> **Information shown**:
## START

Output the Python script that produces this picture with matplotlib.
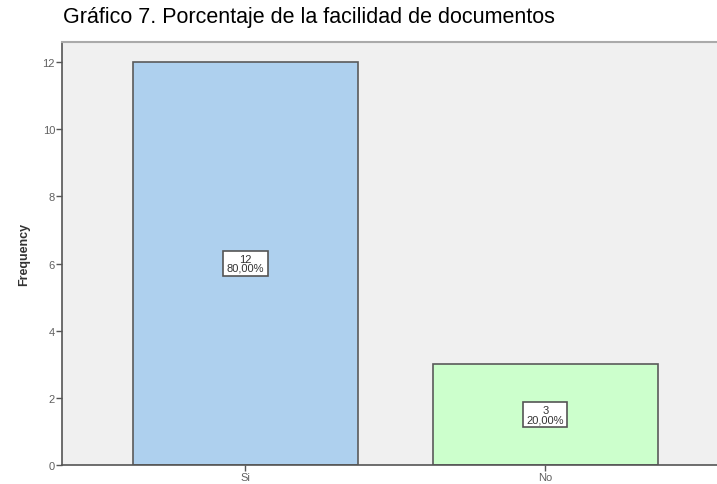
import matplotlib.pyplot as plt
import numpy as np

categories = ['Si', 'No']
frequency = [12, 3]
percent = ['80,00%', '20,00%']
y_ticks = [0, 2, 4, 6, 8, 10, 12]
bar_colors = ['#aed0ee', '#ccffcc']

plt.rcParams['font.family'] = ['Liberation Sans', 'DejaVu Sans']

fig = plt.figure(figsize=(7.17, 4.85), dpi=100)
ax = fig.add_axes([62 / 717, 19 / 485, 1 - 62 / 717, 423 / 485])
ax.set_facecolor('#f0f0f0')

x = np.arange(len(categories))
ax.bar(x, frequency, width=0.75, color=bar_colors, edgecolor='#5a5a5a', linewidth=1.2, zorder=2)

for xi, f, p in zip(x, frequency, percent):
    ax.text(xi, f / 2, f'{f}\n{p}', ha='center', va='center', fontsize=8,
            color='#333333', linespacing=0.85, zorder=3,
            bbox=dict(boxstyle='square,pad=0.3', fc='white', ec='#555555', lw=1.2))

ax.set_xlim(-0.612, 1.573)
ax.set_ylim(0, 12.6)
ax.set_yticks(y_ticks)
ax.set_xticks(x)
ax.set_xticklabels(categories)
ax.tick_params(axis='both', labelsize=8, labelcolor='#606060', color='#555555',
               length=4, width=1, pad=1)
ax.set_ylabel('Frequency', fontsize=9, fontweight='bold', color='#333333', labelpad=9)

for side in ['left', 'bottom']:
    ax.spines[side].set_color('#555555')
    ax.spines[side].set_linewidth(1.2)
ax.spines['top'].set_color('#aaaaaa')
ax.spines['top'].set_linewidth(1.5)
ax.spines['right'].set_visible(False)

fig.text(63 / 717, 1 - 17 / 485, 'Gráfico 7. Porcentaje de la facilidad de documentos',
         ha='left', va='center', fontsize=15.5, color='black')

plt.savefig('out.png', dpi=100)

## END

> **Stated exercise**: Leave out the pictures, then repeat the listing above exactly from its first line to the line with "plt.rcParams['font.family'] = ['Liberation", inclusive.

> **Reply to the task**:
Output the Python script that produces this picture with matplotlib.
import matplotlib.pyplot as plt
import numpy as np

categories = ['Si', 'No']
frequency = [12, 3]
percent = ['80,00%', '20,00%']
y_ticks = [0, 2, 4, 6, 8, 10, 12]
bar_colors = ['#aed0ee', '#ccffcc']

plt.rcParams['font.family'] = ['Liberation Sans', 'DejaVu Sans']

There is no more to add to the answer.